At the UNSC, whether there is an omnibus climate resolution, references and expertise relating to climate security should be mainstreamed in sanctions regimes, mandate renewals and resolutions. The recent calls for a Climate Envoy could support such endeavours and enhance briefing and awareness of Climate Security. However, it is essential that this person would have a clear role and be able to leverage widespread political support so they do not fall into the trap of creating rhetoric without implementation.
Currently, there is a pushback from China, Russia, and US to water down certain UN commitments on WPS through the Security Council. Both agendas need to be creative in their approach to getting language through in the places that matter, particularly in operationalising paragraphs.
The needs and ambitions of those most affected by climate change in conflict must inform Security Council commitments to translate into meaningful action on the ground. This means addressing the needs of, for example, the farmer unable to grow crops on her land in Somalia, the woman who has to fetch water 10 km from her home in Yemen, and the environmental rights defender in Colombia. Policy makers and practitioners should ensure that interventions are designed with and give voice to those most affected by conflict and with local knowledge.

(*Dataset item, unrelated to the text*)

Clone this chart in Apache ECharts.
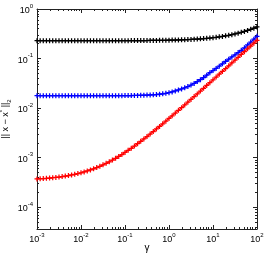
<!DOCTYPE html>
<html>
<head>
<meta charset="utf-8">
<script src="https://cdn.jsdelivr.net/npm/echarts@6/dist/echarts.min.js"></script>
<style>html,body{margin:0;padding:0;background:#fff}#c{width:266px;height:256px}</style>
</head>
<body>
<div id="c"></div>
<script>
var gamma = [
0.001,0.001179,0.001389,0.001638,0.001931,0.002276,0.002683,0.003162,0.003728,0.004394,0.00518,0.006106,0.007198,0.008485,
0.01,0.01179,0.01389,0.01638,0.01931,0.02276,0.02683,0.03162,0.03728,0.04394,0.0518,0.06106,0.07198,0.08485,
0.1,0.1179,0.1389,0.1638,0.1931,0.2276,0.2683,0.3162,0.3728,0.4394,0.518,0.6106,0.7198,0.8485,
1,1.179,1.389,1.638,1.931,2.276,2.683,3.162,3.728,4.394,5.18,6.106,7.198,8.485,
10,11.79,13.89,16.38,19.31,22.76,26.83,31.62,37.28,43.94,51.8,61.06,71.98,84.85,
100];
var errBlack = [
0.229,0.229,0.229,0.229,0.229,0.229,0.229,0.229,0.229,0.229,0.229,0.229,0.229,0.229,
0.229,0.229,0.229,0.229,0.229,0.229,0.229,0.229,0.229,0.2292,0.2292,0.2292,0.2295,0.2295,
0.2300,0.2301,0.2303,0.2305,0.2307,0.2309,0.2312,0.2315,0.2318,0.2322,0.2326,0.2331,0.2336,0.2342,
0.2349,0.2357,0.2367,0.2377,0.2389,0.2402,0.2417,0.2434,0.2454,0.2476,0.2501,0.2530,0.2562,0.2599,
0.2640,0.2688,0.2741,0.2802,0.2871,0.2950,0.3038,0.3139,0.3254,0.3384,0.3532,0.370,0.389,0.4105,
0.435];
var errBlue = [
0.0178,0.0178,0.0178,0.0178,0.0178,0.0178,0.0178,0.0178,0.0178,0.0178,0.0178,0.0178,0.0178,0.0178,
0.0178,0.0178,0.0178,0.0178,0.0178,0.0178,0.0178,0.0178,0.0178,0.01783,0.01784,0.01785,0.01787,0.01788,
0.01791,0.01793,0.01797,0.01801,0.01806,0.01813,0.01822,0.01832,0.01846,0.01863,0.01885,0.01912,0.01947,0.01992,
0.0205,0.02124,0.02218,0.02326,0.02436,0.02571,0.02732,0.02926,0.0316,0.0343,0.0376,0.0415,0.0462,0.0518,
0.0574,0.0634,0.0704,0.0783,0.0875,0.0974,0.1077,0.1194,0.1326,0.1472,0.1644,0.188,0.215,0.246,
0.282];
var errRed = [
0.000373,0.000377,0.000380,0.000384,0.000389,0.000395,0.000401,0.000408,0.000417,0.000426,0.000437,0.000449,0.000463,0.000479,
0.000497,0.000517,0.000541,0.000568,0.000598,0.000633,0.000673,0.000718,0.000770,0.000829,0.000896,0.000973,0.00106,0.00116,
0.00128,0.00141,0.00155,0.00172,0.00192,0.00214,0.00239,0.00267,0.00300,0.00337,0.00380,0.00428,0.00484,0.00547,
0.00619,0.00701,0.00795,0.00902,0.0102,0.0116,0.0132,0.0150,0.0171,0.0194,0.0221,0.0252,0.0287,0.0326,
0.0372,0.0423,0.0483,0.0550,0.0627,0.0715,0.0815,0.0929,0.106,0.121,0.138,0.157,0.179,0.204,
0.233];
var xMajor = [0.001,0.01,0.1,1,10,100];
var yMajor = [0.0001,0.001,0.01,0.1,1];
var xMinor = [0.002,0.003,0.004,0.005,0.006,0.007,0.008,0.009,0.02,0.03,0.04,0.05,0.06,0.07,0.08,0.09,
0.2,0.3,0.4,0.5,0.6,0.7,0.8,0.9,2,3,4,5,6,7,8,9,20,30,40,50,60,70,80,90];
var yMinor = [0.00004,0.00005,0.00006,0.00007,0.00008,0.00009,0.0002,0.0003,0.0004,0.0005,0.0006,0.0007,0.0008,0.0009,
0.002,0.003,0.004,0.005,0.006,0.007,0.008,0.009,0.02,0.03,0.04,0.05,0.06,0.07,0.08,0.09,0.2,0.3,0.4,0.5,0.6,0.7,0.8,0.9];
var xMin = 0.001, xMax = 100, yMin = 0.0000365, yMax = 1;

var FONT = 'Liberation Sans';
var plusPath = 'path://M-0.25,-1H0.25V-0.25H1V0.25H0.25V1H-0.25V0.25H-1V-0.25H-0.25Z';
function pow10Label(v){
  var e = Math.round(Math.log(v)/Math.LN10);
  return '{b|10}{s|' + e + '}';
}
var rich = {
  b:{fontFamily:FONT,fontSize:9,color:'#000',lineHeight:12,verticalAlign:'bottom'},
  s:{fontFamily:FONT,fontSize:6,color:'#000',lineHeight:12,verticalAlign:'top'}
};
var lineCol = '#222';
function xAx(grid, pos, majors, len, labels, line){
  return {type:'log', gridIndex:grid, position:pos, min:xMin, max:xMax, logBase:10,
    axisLine:{show:line, onZero:false, lineStyle:{color:lineCol,width:1}},
    axisTick:{show:true, inside:true, length:len, customValues:majors, lineStyle:{color:lineCol,width:1}},
    axisLabel:{show:labels, customValues:majors, formatter:pow10Label, rich:rich, margin:3},
    splitLine:{show:false}, minorTick:{show:false}};
}
function yAx(grid, pos, majors, len, labels, line){
  return {type:'log', gridIndex:grid, position:pos, min:yMin, max:yMax, logBase:10,
    axisLine:{show:line, onZero:false, lineStyle:{color:lineCol,width:1}},
    axisTick:{show:true, inside:true, length:len, customValues:majors, lineStyle:{color:lineCol,width:1}},
    axisLabel:{show:labels, customValues:majors, formatter:pow10Label, rich:rich, margin:4},
    splitLine:{show:false}, minorTick:{show:false}};
}
var xs = [xAx(0,'bottom',xMajor,4,true,true), xAx(0,'top',xMajor,4,false,true),
          xAx(1,'bottom',xMinor,2,false,false), xAx(1,'top',xMinor,2,false,false)];
var ys = [yAx(0,'left',yMajor,4,true,true), yAx(0,'right',yMajor,4,false,true),
          yAx(1,'left',yMinor,2,false,false), yAx(1,'right',yMinor,2,false,false)];
xs[0].name = 'γ';
xs[0].nameLocation = 'middle';
xs[0].nameGap = 14;
xs[0].nameMoveOverlap = false;
xs[0].nameTextStyle = {fontFamily:FONT,fontSize:10,color:'#000'};
ys[0].name = '{a||| x − x}{s|*}{a| ||}{u|2}';
ys[0].nameLocation = 'middle';
ys[0].nameGap = 25;
ys[0].nameMoveOverlap = false;
ys[0].nameTextStyle = {fontFamily:FONT,fontSize:9,color:'#000', rich:{
  a:{fontFamily:FONT,fontSize:9,color:'#000',lineHeight:13,verticalAlign:'middle'},
  s:{fontFamily:FONT,fontSize:6,color:'#000',lineHeight:13,verticalAlign:'top'},
  u:{fontFamily:FONT,fontSize:6,color:'#000',lineHeight:13,verticalAlign:'bottom'}
}};
function mk(name, vals, col){
  return {name:name, type:'line', xAxisIndex:0, yAxisIndex:0,
    data: gamma.map(function(g,i){return [g, vals[i]];}),
    symbol: plusPath, symbolSize:5, showSymbol:true,
    lineStyle:{color:col,width:1.2}, itemStyle:{color:col},
    animation:false, silent:true};
}
var chart = echarts.init(document.getElementById('c'), null, {renderer:'canvas'});
chart.setOption({
  backgroundColor:'#fff',
  animation:false,
  grid:[{left:37,right:9,top:9,bottom:27,containLabel:false,outerBoundsMode:'none'},
        {left:37,right:9,top:9,bottom:27,containLabel:false,outerBoundsMode:'none'}],
  xAxis: xs,
  yAxis: ys,
  series:[mk('black',errBlack,'#000000'), mk('blue',errBlue,'#0000ff'), mk('red',errRed,'#ff0000')]
});
</script>
</body>
</html>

It is the responsibility of donors to provide the long-term resources to enable these initiatives.
Lesson 2: Exchanges not Silos
The Climate Security Agenda and those working on it are at risk of becoming siloed. Lessons can be learned from the WPS Agenda which continues to face siloisation because gender experts are predominantly women talking to each other about gender equality. Attempts have been made to broaden WPS by creating intersections with other agendas such as the youth, peace and security agenda and recognising the role of men and boys in achieving its goals. However, those working on WPS within the peacebuilding community and the field of security are often disconnected from other areas and may not share a common understanding of concepts and solutions. Equally, more needs to be done by men and non-gender focused actors to take responsibility for the agenda.
The Climate Security Agenda could address these deficits by working early on to connect with other agendas and to bridge different communities of practice (climate, conflict, security and peace experts). For example, the international community, including the European Union, has acknowledged the importance of bringing together the Climate Security and WPS agendas. This recognises that climate change affects women and girls differently due to pre-existing inequalities, such as land ownership rights and being at a greater risk of displacement due to land degradation. This integration applies to other spheres too, such as climate mitigation and adaptation, humanitarian response, environmental protection, and political negotiations to end violent conflicts. Already existing frameworks can be drawn on to enhance this such as the Sustainable Development Goals.
Lesson 3: Avoiding the “add climate and stir” approach
The WPS Agenda has made progress in moving the focus from women’s numeric inclusion to using gender as a lens to analyse conflict. This has led to more relevant context-specific analysis and interventions which take into account the multiple and complex experiences of women as well as the discrimination women and gender minorities continue to face.
For climate security the key question is what does recognising complexity and context specificity mean in practice? In 2020, a step was made with the instalment of the first Climate Security Advisor in the UN’s mission to Somalia (UNSOM). Before we replicate this in other missions, we should ensure that a Climate S ecurity Advisors do not become another box-ticking exercise and replicate the “add women and stir” approach. This can be mitigated if there is adequate support, training, resources, and access to mission staff to leverage their climate and environmental expertise for the core mandates of peacekeeping operations. This can be more effectively achieved if wider environmental concerns are integrated in conflict analysis from the beginning. Such analysis should take into consideration gender and political economy.
Ultimately, climate and environmental issues to peace and security require genuine and concerted action that addresses root causes of insecurity and conflict and is meaningful for the people directly affected by it. Those working on climate security may take a lesson of endurance and creativity from civil society, peacebuilders, policy makers and practitioners at all levels who have been championing the WPS agenda. Let this not take 20 years.